• [EXERCISE DIRECTIONS]: Find the line with "Output the Python" and the line with "uv_err = [0.16]", then repeat both of them and every line in between exactly. Omit the pictures.

• [GIVEN INFORMATION]:

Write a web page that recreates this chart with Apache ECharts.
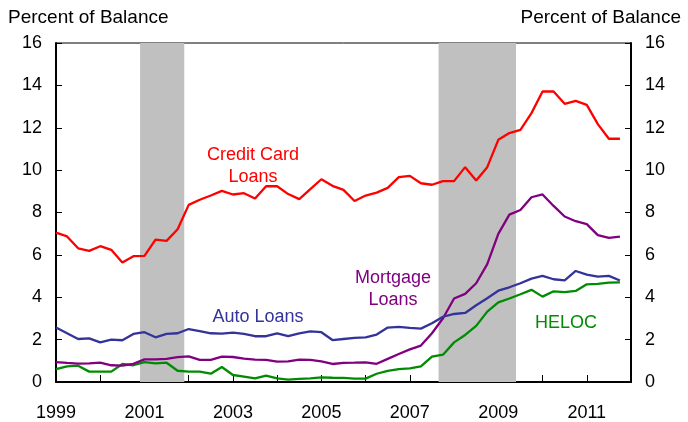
<!DOCTYPE html>
<html>
	<head>
		<meta charset="utf-8">
		<title>Delinquency rates</title>
		<script src="https://cdn.jsdelivr.net/npm/echarts@6/dist/echarts.min.js"></script>
		<style>
			body { margin: 0; background: #fff; }
			#main { width: 688px; height: 422px; }
		</style>
	</head>
	<body>
		<div id="main"></div>
		<script>
			// quarterly, 1999Q1 .. 2011Q4 (x = quarter index)
			var creditCard = [7.05, 6.87, 6.31, 6.19, 6.41, 6.24, 5.64, 5.94, 5.95, 6.72, 6.66, 7.21, 8.36,
				8.60, 8.80, 9.02, 8.85, 8.91, 8.66, 9.24, 9.24, 8.87, 8.63, 9.10, 9.57,
				9.26, 9.07, 8.54, 8.80, 8.94, 9.16, 9.67, 9.73, 9.38, 9.31, 9.48, 9.48, 10.14,
				9.51, 10.14, 11.43, 11.75, 11.90, 12.69, 13.71, 13.71, 13.13, 13.27, 13.08, 12.17, 11.48, 11.48]
			var autoLoans = [2.57, 2.30, 2.03, 2.06, 1.87, 2.00, 1.97, 2.27, 2.35, 2.11, 2.27, 2.30, 2.50,
				2.40, 2.30, 2.28, 2.33, 2.27, 2.16, 2.16, 2.30, 2.17, 2.30, 2.39, 2.35,
				1.98, 2.03, 2.08, 2.11, 2.24, 2.57, 2.60, 2.55, 2.52, 2.77, 3.08, 3.21, 3.26,
				3.62, 3.95, 4.31, 4.47, 4.66, 4.88, 5.01, 4.85, 4.80, 5.24, 5.07, 4.97, 5.01, 4.79]
			var mortgage = [0.94, 0.90, 0.87, 0.88, 0.91, 0.79, 0.77, 0.86, 1.07, 1.07, 1.09, 1.17, 1.21,
				1.04, 1.04, 1.20, 1.18, 1.10, 1.06, 1.04, 0.96, 0.97, 1.06, 1.04, 0.97,
				0.85, 0.90, 0.91, 0.93, 0.86, 1.09, 1.32, 1.54, 1.72, 2.30, 3.01, 3.94, 4.16,
				4.66, 5.56, 6.99, 7.90, 8.12, 8.72, 8.85, 8.31, 7.81, 7.59, 7.45, 6.93, 6.80, 6.86]
			var heloc = [0.61, 0.74, 0.77, 0.49, 0.49, 0.49, 0.85, 0.79, 0.94, 0.88, 0.91, 0.53, 0.49,
				0.49, 0.39, 0.71, 0.33, 0.25, 0.17, 0.30, 0.17, 0.11, 0.15, 0.17, 0.22,
				0.20, 0.19, 0.16, 0.16, 0.39, 0.53, 0.61, 0.64, 0.74, 1.20, 1.29, 1.87, 2.22,
				2.65, 3.32, 3.76, 3.94, 4.14, 4.35, 4.03, 4.28, 4.24, 4.30, 4.61, 4.63, 4.69, 4.70]
			var yearLabels = ['1999', '2001', '2003', '2005', '2007', '2009', '2011']
			// recession bands in quarter index units
			var recessions = [[7.6, 11.6], [34.6, 41.6]]

			function toXY(arr) {
				var out = []
				for (var i = 0; i < arr.length; i++) {
					out.push([i, arr[i]])
				}
				return out
			}

			var font = 'Liberation Sans, Arial, sans-serif'
			var myChart = echarts.init(document.getElementById('main'))

			var yAxisBase = {
				type: 'value',
				min: 0,
				max: 16,
				interval: 2,
				splitLine: { show: false },
				axisLine: { show: true, lineStyle: { color: '#000', width: 2 } },
				axisTick: { show: true, inside: true, length: 6, lineStyle: { color: '#000' } },
				axisLabel: { color: '#000', fontSize: 18, fontFamily: font, margin: 14 }
			}

			function line(name, data, color) {
				return {
					name: name,
					type: 'line',
					data: toXY(data),
					symbol: 'none',
					z: 3,
					lineStyle: { color: color, width: 2.3 }
				}
			}

			var option = {
				animation: false,
				grid: {
					left: 56, right: 57, top: 43, bottom: 40,
					show: true, borderColor: '#000', borderWidth: 1
				},
				xAxis: {
					type: 'value',
					min: 0,
					max: 52,
					interval: 4,
					splitLine: { show: false },
					axisLine: { lineStyle: { color: '#000', width: 2 } },
					axisTick: { inside: true, length: 7, lineStyle: { color: '#000' } },
					axisLabel: {
						color: '#000', fontSize: 18, fontFamily: font, margin: 22,
						showMaxLabel: false,
						formatter: function(v) {
							var k = v / 8
							return k === Math.floor(k) ? (yearLabels[k] || '') : ''
						}
					}
				},
				yAxis: [
					Object.assign({ position: 'left' }, yAxisBase),
					Object.assign({ position: 'right' }, yAxisBase)
				],
				series: [
					{
						type: 'line',
						data: [],
						z: 1,
						markArea: {
							silent: true,
							itemStyle: { color: '#c0c0c0' },
							data: recessions.map(function(r) {
								return [{ xAxis: r[0] }, { xAxis: r[1] }]
							})
						}
					},
					line('HELOC', heloc, '#008c00'),
					line('Mortgage Loans', mortgage, '#800080'),
					line('Auto Loans', autoLoans, '#333399'),
					line('Credit Card Loans', creditCard, '#ff0000')
				],
				graphic: [
					{ type: 'text', left: 8, top: 8, style: { text: 'Percent of Balance', fontSize: 19, fontFamily: font, fill: '#000' } },
					{ type: 'text', right: 7, top: 8, style: { text: 'Percent of Balance', fontSize: 19, fontFamily: font, fill: '#000' } },
					{ type: 'text', x: 253, y: 166, style: { text: 'Credit Card\nLoans', align: 'center', verticalAlign: 'middle', lineHeight: 22, fontSize: 18, fontFamily: font, fill: '#ff0000' } },
					{ type: 'text', x: 258, y: 317, style: { text: 'Auto Loans', align: 'center', verticalAlign: 'middle', fontSize: 18, fontFamily: font, fill: '#333399' } },
					{ type: 'text', x: 393, y: 289, style: { text: 'Mortgage\nLoans', align: 'center', verticalAlign: 'middle', lineHeight: 22, fontSize: 18, fontFamily: font, fill: '#800080' } },
					{ type: 'text', x: 566, y: 323, style: { text: 'HELOC', align: 'center', verticalAlign: 'middle', fontSize: 18, fontFamily: font, fill: '#008c00' } }
				]
			}
			myChart.setOption(option)
		</script>
	</body>
</html>
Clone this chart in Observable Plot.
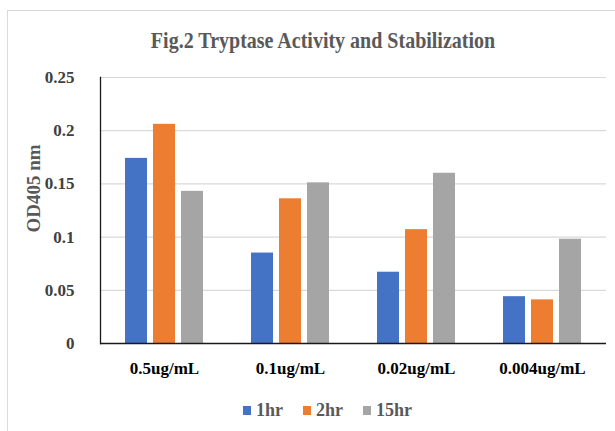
<!DOCTYPE html>
<html>
<head>
<meta charset="utf-8">
<script src="https://cdn.jsdelivr.net/npm/d3@7"></script>
<script src="https://cdn.jsdelivr.net/npm/@observablehq/plot@0.6"></script>
<style>
  html, body { margin: 0; padding: 0; background: #fff; }
  #wrap { position: relative; width: 615px; height: 431px; overflow: hidden; font-family: "Liberation Serif", "Times New Roman", serif; }
  #border { position: absolute; left: 7px; top: 9.5px; width: 640px; height: 460px; border: 1.5px solid #d9d9d9; box-sizing: border-box; }
  #title { position: absolute; left: 0; width: 646px; top: 30.5px; line-height: 20px; text-align: center; font-weight: bold; font-size: 20px; color: #595959; transform: scaleY(1.16); transform-origin: 50% 16.75px; }
  #chart { position: absolute; left: 0; top: 55px; }
  #legend { position: absolute; left: 243px; top: 399px; display: flex; align-items: center; font-weight: bold; font-size: 18px; line-height: 22px; color: #595959; }
  #legend .item { display: flex; align-items: center; margin-right: 20px; }
  #legend .sw { width: 8px; height: 9px; margin-right: 5px; }
</style>
</head>
<body>
<div id="wrap">
  <div id="border"></div>
  <div id="title"></div>
  <div id="chart"></div>
  <div id="legend"></div>
</div>
<script>
// ---- data ----
const titleText = "Fig.2 Tryptase Activity and Stabilization";
const yLabel = "OD405 nm";
const categories = ["0.5ug/mL", "0.1ug/mL", "0.02ug/mL", "0.004ug/mL"];
const seriesNames = ["1hr", "2hr", "15hr"];
const v1hr  = [0.174, 0.085, 0.067, 0.044];
const v2hr  = [0.206, 0.136, 0.107, 0.041];
const v15hr = [0.143, 0.151, 0.160, 0.098];
const yTicks = [0, 0.05, 0.1, 0.15, 0.2, 0.25];
const colors = ["#4472C4", "#ED7D31", "#A5A5A5"];

// ---- layout ----
const W = 615, H = 335;
const mL = 100, mR = 9, mT = 22, mB = 47;
const barW = 22, gap = 6;
const groupW = seriesNames.length * barW + (seriesNames.length - 1) * gap;
const step = (W - mL - mR) / categories.length;
const padInner = 1 - groupW / step;

document.getElementById("title").textContent = titleText;

const seriesValues = [v1hr, v2hr, v15hr];
const barMarks = seriesValues.map((vals, i) =>
  Plot.barY(categories.map((c, j) => ({category: c, value: vals[j]})), {
    x: "category",
    y: "value",
    fill: colors[i],
    insetLeft: i * (barW + gap),
    insetRight: (seriesNames.length - 1 - i) * (barW + gap)
  })
);

const chart = Plot.plot({
  width: W,
  height: H,
  marginTop: mT,
  marginBottom: mB,
  marginLeft: mL,
  marginRight: mR,
  style: {fontFamily: '"Liberation Serif", "Times New Roman", serif', fontSize: "17px", fontWeight: "bold", background: "transparent", overflow: "visible"},
  x: {domain: categories, paddingInner: padInner, paddingOuter: padInner / 2, axis: null},
  y: {domain: [0, 0.25], axis: null},
  marks: [
    Plot.gridY(yTicks, {stroke: "#d9d9d9", strokeOpacity: 1, strokeWidth: 1.2}),
    ...barMarks,
    Plot.ruleY([0], {stroke: "#1a1a1a", strokeWidth: 1.3}),
    Plot.frame({anchor: "left", stroke: "#1a1a1a", strokeWidth: 1.3}),
    Plot.axisY(yTicks, {tickSize: 0, tickPadding: 26, fontSize: 17, color: "#404040", tickFormat: d => String(d), label: null}),
    Plot.axisX({tickSize: 0, tickPadding: 18, fontSize: 17, color: "#000", label: null}),
    Plot.text([yLabel], {text: d => d, frameAnchor: "left", textAnchor: "middle", rotate: -90, dx: -67, dy: -22, fontSize: 19, fill: "#595959", fontWeight: "bold"})
  ]
});
document.getElementById("chart").appendChild(chart);

const legend = document.getElementById("legend");
seriesNames.forEach((s, i) => {
  const item = document.createElement("div");
  item.className = "item";
  const sw = document.createElement("span");
  sw.className = "sw";
  sw.style.background = colors[i];
  const t = document.createElement("span");
  t.textContent = s;
  item.appendChild(sw);
  item.appendChild(t);
  legend.appendChild(item);
});
</script>
</body>
</html>
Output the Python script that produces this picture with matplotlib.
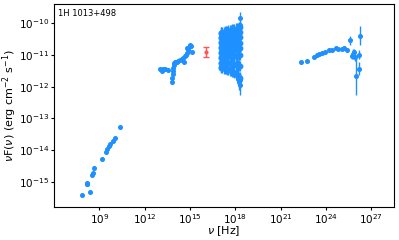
import numpy as np
import matplotlib
matplotlib.use('Agg')
import matplotlib.pyplot as plt

# log10(nu [Hz]) and log10(nuFnu [erg cm-2 s-1])
radio_lognu = [7.88, 8.39, 8.17, 8.21, 8.19, 8.52, 8.56, 8.65, 9.16, 9.44, 9.49, 9.66, 9.71, 9.93, 10.02, 10.37]
radio_logf = [-15.41, -15.31, -15.07, -15.02, -15.05, -14.79, -14.73, -14.57, -14.28, -14.07, -13.95, -13.86, -13.81, -13.70, -13.63, -13.26]

opt_lognu = [13.05, 13.12, 13.20, 13.34, 13.56, 13.79, 13.82, 13.85, 13.88, 13.90, 13.93, 13.96, 14.00,
             14.12, 14.22, 14.33, 14.45, 14.55, 14.62, 14.66, 14.72, 14.78, 14.78, 14.85, 14.88, 14.94, 14.99, 15.05, 15.11]
opt_logf = [-11.45, -11.50, -11.44, -11.45, -11.48, -11.85, -11.72, -11.60, -11.50, -11.40, -11.32, -11.25, -11.21,
            -11.21, -11.19, -11.16, -11.13, -11.11, -11.21, -11.05, -11.00, -10.95, -10.79, -10.85, -10.77, -10.75, -10.69, -10.72, -10.90]

uv_lognu = [16.05]
uv_logf = [-10.91]
uv_err = [0.16]

xray_lognu = [17.02, 17.08, 17.15, 17.22, 17.30, 17.38, 17.46, 17.54, 17.62, 17.70, 17.78, 17.86, 17.94,
              18.02, 18.10, 18.17, 18.24, 18.30]
xray_rows = [
    [-10.30, -10.30, -10.29, -10.28, -10.27, -10.26, -10.25, -10.24, -10.23, -10.22, -10.21, -10.20, -10.19, -10.18, -10.17, -10.16, -10.14, -10.13],
    [-10.45, -10.46, -10.45, -10.43, -10.42, -10.41, -10.41, -10.39, -10.38, -10.37, -10.36, -10.35, -10.34, -10.33, -10.32, -10.31, -10.30, -10.28],
    [-10.60, -10.61, -10.60, -10.59, -10.58, -10.57, -10.56, -10.55, -10.54, -10.53, -10.52, -10.51, -10.50, -10.49, -10.48, -10.47, -10.46, -10.45],
    [-10.76, -10.77, -10.76, -10.75, -10.74, -10.73, -10.72, -10.71, -10.70, -10.69, -10.68, -10.67, -10.66, -10.65, -10.64, -10.63, -10.62, -10.62],
    [-10.92, -10.93, -10.92, -10.91, -10.90, -10.89, -10.89, -10.88, -10.87, -10.86, -10.85, -10.84, -10.83, -10.82, -10.81, -10.80, -10.80, -10.79],
    [-11.08, -11.09, -11.08, -11.07, -11.07, -11.06, -11.06, -11.05, -11.05, -11.04, -11.04, -11.03, -11.03, -11.02, -11.01, -11.00, -11.00, -10.99],
    [-11.24, -11.25, -11.25, -11.24, -11.24, -11.25, -11.25, -11.26, -11.26, -11.27, -11.28, -11.29, -11.30, -11.31, -11.32, -11.33, -11.34, -11.35],
    [-11.38, -11.40, -11.41, -11.42, -11.43, -11.44, -11.45, -11.46, -11.48, -11.50, -11.52, -11.54, -11.57, -11.60, -11.63, -11.66, -11.70, -11.74],
]
xray_err = 0.17
xray_tail_lognu = [18.20, 18.25, 18.30, 18.33, 18.32, 18.32]
xray_tail_logf = [-11.75, -11.85, -11.95, -11.80, -9.85, -10.05]
xray_tail_err = [0.2, 0.25, 0.3, 0.25, 0.2, 0.1]

gamma_lognu = [22.31, 22.75, 23.19, 23.37, 23.54, 23.72, 23.90, 24.20, 24.38, 24.64, 24.82, 25.04, 25.17, 25.39,
               25.57, 25.70, 25.83, 25.92, 26.23, 26.18, 26.18, 26.01, 25.78]
gamma_logf = [-11.22, -11.19, -11.07, -11.01, -10.98, -10.93, -10.91, -10.85, -10.84, -10.78, -10.82, -10.80, -10.78, -10.85,
              -10.54, -11.03, -10.91, -11.07, -10.40, -10.99, -11.43, -11.65, -10.98]
gamma_err = [0.06, 0.03, 0.04, 0.04, 0.04, 0.03, 0.03, 0.03, 0.03, 0.04, 0.04, 0.05, 0.05, 0.06,
             0.15, 0.1, 0.1, 0.12, 0.3, 0.15, 0.2, 0.6, 0.15]

blue = '#1E90FF'


def draw(ax, lognu, logf, err=None, color=blue, capsize=0, ms=2.6):
    nu = 10 ** np.array(lognu)
    f = 10 ** np.array(logf)
    if err is None:
        yerr = None
    else:
        e = np.array(err) * np.ones_like(f)
        yerr = [f - f * 10 ** (-e), f * 10 ** e - f]
    ax.errorbar(nu, f, yerr=yerr, fmt='o', color=color, ms=ms, lw=1, capsize=capsize)


fig = plt.figure(figsize=(3.99, 2.4), dpi=100)
ax = fig.add_axes([0.135, 0.1375, 0.852, 0.8455])
ax.set_xscale('log')
ax.set_yscale('log')

draw(ax, radio_lognu, radio_logf, [0.05] * len(radio_lognu))
draw(ax, opt_lognu, opt_logf, [0.05] * len(opt_lognu))
for row in xray_rows:
    draw(ax, xray_lognu, row, xray_err, ms=3.2)
draw(ax, xray_tail_lognu, xray_tail_logf, xray_tail_err)
draw(ax, gamma_lognu, gamma_logf, gamma_err)
draw(ax, uv_lognu, uv_logf, uv_err, color='#ff5555', capsize=2, ms=2)

ax.set_xlim(10 ** 6.0, 10 ** 28.48)
ax.set_ylim(10 ** -15.79, 10 ** -9.4)
ax.set_xticks([10.0 ** k for k in range(9, 28, 3)])
ax.set_yticks([10.0 ** k for k in range(-15, -9)])
ax.minorticks_off()
ax.tick_params(labelsize=7.5, length=2.5, pad=1)
ax.set_xlabel(r'$\nu$ [Hz]', fontsize=8, labelpad=-1)
ax.set_ylabel(r'$\nu$F($\nu$) (erg cm$^{-2}$ s$^{-1}$)', fontsize=8, labelpad=0)
ax.text(0.012, 0.975, '1H 1013+498', transform=ax.transAxes, fontsize=6, va='top', ha='left')

fig.savefig('out.png', dpi=100)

• [COMPLETE ANSWER]:
Output the Python script that produces this picture with matplotlib.
import numpy as np
import matplotlib
matplotlib.use('Agg')
import matplotlib.pyplot as plt

# log10(nu [Hz]) and log10(nuFnu [erg cm-2 s-1])
radio_lognu = [7.88, 8.39, 8.17, 8.21, 8.19, 8.52, 8.56, 8.65, 9.16, 9.44, 9.49, 9.66, 9.71, 9.93, 10.02, 10.37]
radio_logf = [-15.41, -15.31, -15.07, -15.02, -15.05, -14.79, -14.73, -14.57, -14.28, -14.07, -13.95, -13.86, -13.81, -13.70, -13.63, -13.26]

opt_lognu = [13.05, 13.12, 13.20, 13.34, 13.56, 13.79, 13.82, 13.85, 13.88, 13.90, 13.93, 13.96, 14.00,
             14.12, 14.22, 14.33, 14.45, 14.55, 14.62, 14.66, 14.72, 14.78, 14.78, 14.85, 14.88, 14.94, 14.99, 15.05, 15.11]
opt_logf = [-11.45, -11.50, -11.44, -11.45, -11.48, -11.85, -11.72, -11.60, -11.50, -11.40, -11.32, -11.25, -11.21,
            -11.21, -11.19, -11.16, -11.13, -11.11, -11.21, -11.05, -11.00, -10.95, -10.79, -10.85, -10.77, -10.75, -10.69, -10.72, -10.90]

uv_lognu = [16.05]
uv_logf = [-10.91]
uv_err = [0.16]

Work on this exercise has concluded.